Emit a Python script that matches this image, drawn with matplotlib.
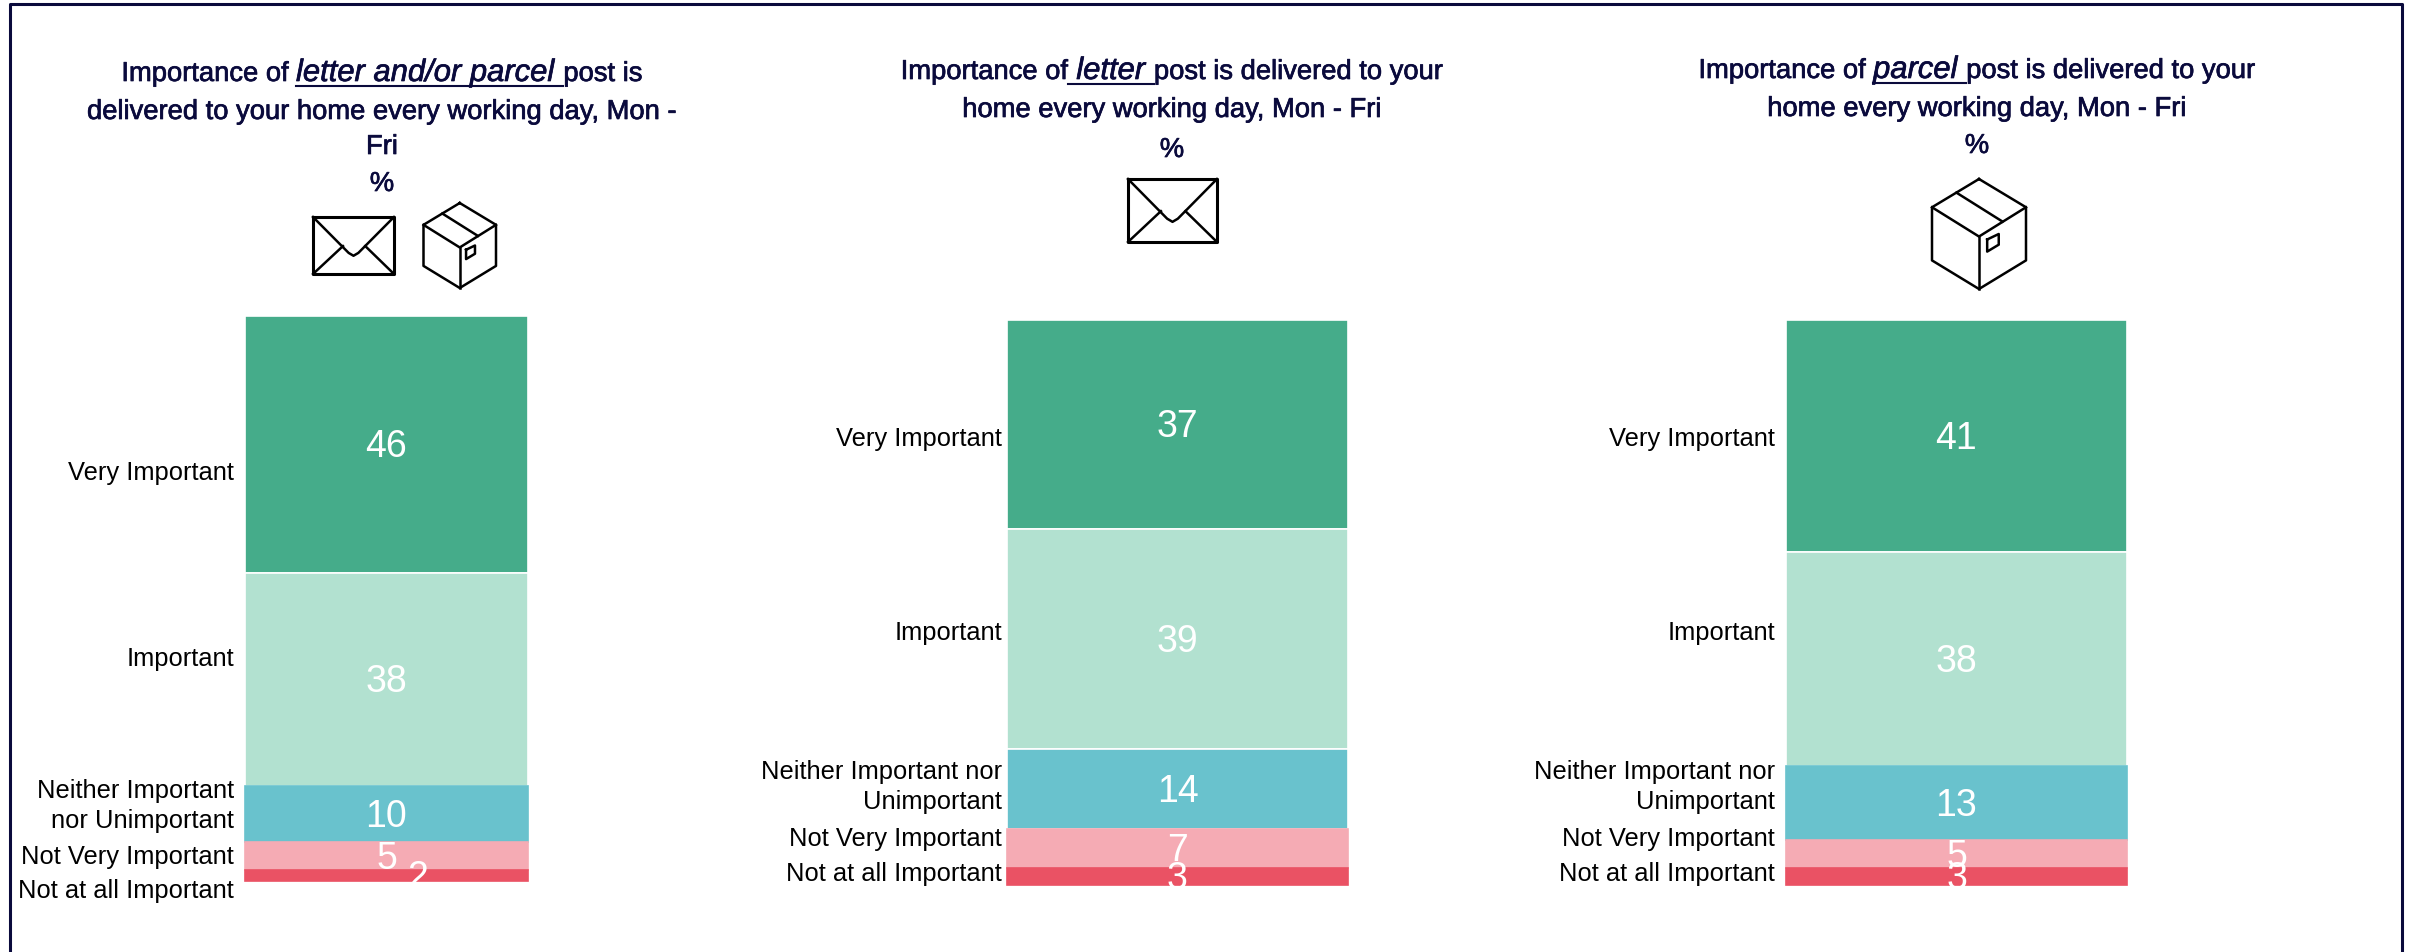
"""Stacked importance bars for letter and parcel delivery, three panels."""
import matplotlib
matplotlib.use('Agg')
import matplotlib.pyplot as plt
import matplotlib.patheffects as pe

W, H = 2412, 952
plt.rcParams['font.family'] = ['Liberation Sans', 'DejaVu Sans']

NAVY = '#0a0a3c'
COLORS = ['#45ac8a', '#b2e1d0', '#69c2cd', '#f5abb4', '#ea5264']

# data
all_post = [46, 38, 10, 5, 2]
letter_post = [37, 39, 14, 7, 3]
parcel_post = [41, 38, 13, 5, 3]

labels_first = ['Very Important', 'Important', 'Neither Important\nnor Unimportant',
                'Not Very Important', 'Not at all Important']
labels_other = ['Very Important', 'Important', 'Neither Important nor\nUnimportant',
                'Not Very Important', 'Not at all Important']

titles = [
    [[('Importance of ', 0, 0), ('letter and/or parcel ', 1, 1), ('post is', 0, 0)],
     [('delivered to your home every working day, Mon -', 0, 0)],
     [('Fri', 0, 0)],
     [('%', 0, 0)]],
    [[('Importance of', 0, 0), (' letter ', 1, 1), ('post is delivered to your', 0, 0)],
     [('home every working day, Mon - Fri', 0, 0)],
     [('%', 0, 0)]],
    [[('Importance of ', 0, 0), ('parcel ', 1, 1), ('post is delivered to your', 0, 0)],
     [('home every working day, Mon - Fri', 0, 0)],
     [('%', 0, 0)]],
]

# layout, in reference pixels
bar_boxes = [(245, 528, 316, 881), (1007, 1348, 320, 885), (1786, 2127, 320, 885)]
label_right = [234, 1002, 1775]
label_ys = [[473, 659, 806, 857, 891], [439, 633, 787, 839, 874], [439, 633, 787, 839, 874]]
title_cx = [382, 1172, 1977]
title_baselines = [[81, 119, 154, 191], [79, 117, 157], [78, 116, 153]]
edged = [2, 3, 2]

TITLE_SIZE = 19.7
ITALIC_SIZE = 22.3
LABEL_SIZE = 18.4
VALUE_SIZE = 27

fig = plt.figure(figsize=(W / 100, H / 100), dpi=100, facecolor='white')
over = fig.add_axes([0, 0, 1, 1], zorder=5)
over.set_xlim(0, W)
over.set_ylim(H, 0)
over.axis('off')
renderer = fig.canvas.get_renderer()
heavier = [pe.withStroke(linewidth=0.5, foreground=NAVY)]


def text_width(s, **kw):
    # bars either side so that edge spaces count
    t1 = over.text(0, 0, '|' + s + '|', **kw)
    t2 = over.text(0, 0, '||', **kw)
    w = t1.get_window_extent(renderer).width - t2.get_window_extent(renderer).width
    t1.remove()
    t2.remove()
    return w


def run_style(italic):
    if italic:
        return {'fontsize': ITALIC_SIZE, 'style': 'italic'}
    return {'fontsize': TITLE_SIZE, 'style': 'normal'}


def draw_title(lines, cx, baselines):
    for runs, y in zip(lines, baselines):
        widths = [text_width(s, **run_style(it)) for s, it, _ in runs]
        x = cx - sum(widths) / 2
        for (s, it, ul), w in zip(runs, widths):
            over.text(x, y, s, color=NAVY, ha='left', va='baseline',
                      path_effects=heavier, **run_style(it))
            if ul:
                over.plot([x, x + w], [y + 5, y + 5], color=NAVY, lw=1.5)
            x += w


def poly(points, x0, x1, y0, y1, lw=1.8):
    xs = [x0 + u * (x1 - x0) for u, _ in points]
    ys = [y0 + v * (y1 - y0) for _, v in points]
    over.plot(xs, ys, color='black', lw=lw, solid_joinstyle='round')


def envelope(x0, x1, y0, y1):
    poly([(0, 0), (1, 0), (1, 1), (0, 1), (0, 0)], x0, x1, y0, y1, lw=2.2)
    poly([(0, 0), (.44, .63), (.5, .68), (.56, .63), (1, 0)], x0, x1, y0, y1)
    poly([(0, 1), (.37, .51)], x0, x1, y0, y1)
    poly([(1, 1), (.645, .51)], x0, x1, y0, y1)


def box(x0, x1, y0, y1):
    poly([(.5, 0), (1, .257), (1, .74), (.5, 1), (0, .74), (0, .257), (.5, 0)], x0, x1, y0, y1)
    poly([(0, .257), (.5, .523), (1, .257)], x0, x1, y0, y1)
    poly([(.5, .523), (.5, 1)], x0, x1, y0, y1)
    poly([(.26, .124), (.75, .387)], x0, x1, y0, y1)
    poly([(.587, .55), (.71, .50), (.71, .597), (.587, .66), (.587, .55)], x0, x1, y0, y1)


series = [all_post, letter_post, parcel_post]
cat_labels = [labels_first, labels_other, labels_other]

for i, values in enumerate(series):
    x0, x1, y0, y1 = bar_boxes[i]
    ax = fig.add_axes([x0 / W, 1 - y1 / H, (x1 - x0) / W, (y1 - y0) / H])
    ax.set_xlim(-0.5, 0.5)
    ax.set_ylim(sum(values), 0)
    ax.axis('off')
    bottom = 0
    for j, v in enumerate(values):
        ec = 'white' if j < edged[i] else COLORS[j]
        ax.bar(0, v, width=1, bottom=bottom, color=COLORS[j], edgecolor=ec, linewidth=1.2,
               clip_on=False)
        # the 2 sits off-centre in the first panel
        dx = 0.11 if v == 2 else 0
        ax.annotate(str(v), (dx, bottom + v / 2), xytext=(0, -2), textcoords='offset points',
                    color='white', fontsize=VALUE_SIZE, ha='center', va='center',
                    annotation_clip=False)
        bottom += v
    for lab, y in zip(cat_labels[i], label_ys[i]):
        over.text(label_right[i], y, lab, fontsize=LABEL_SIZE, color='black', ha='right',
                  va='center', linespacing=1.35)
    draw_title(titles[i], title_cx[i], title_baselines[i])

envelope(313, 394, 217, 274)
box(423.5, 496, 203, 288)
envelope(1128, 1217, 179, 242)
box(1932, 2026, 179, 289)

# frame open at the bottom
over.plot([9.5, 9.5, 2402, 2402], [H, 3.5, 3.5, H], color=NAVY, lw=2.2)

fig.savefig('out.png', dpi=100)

### REQUEST
Up to and including the line containing "import matplotlib.patheffects as pe", repeat every line from the start of the data, but none of the pictures.

### WRITTEN SOLUTION
Emit a Python script that matches this image, drawn with matplotlib.
"""Stacked importance bars for letter and parcel delivery, three panels."""
import matplotlib
matplotlib.use('Agg')
import matplotlib.pyplot as plt
import matplotlib.patheffects as pe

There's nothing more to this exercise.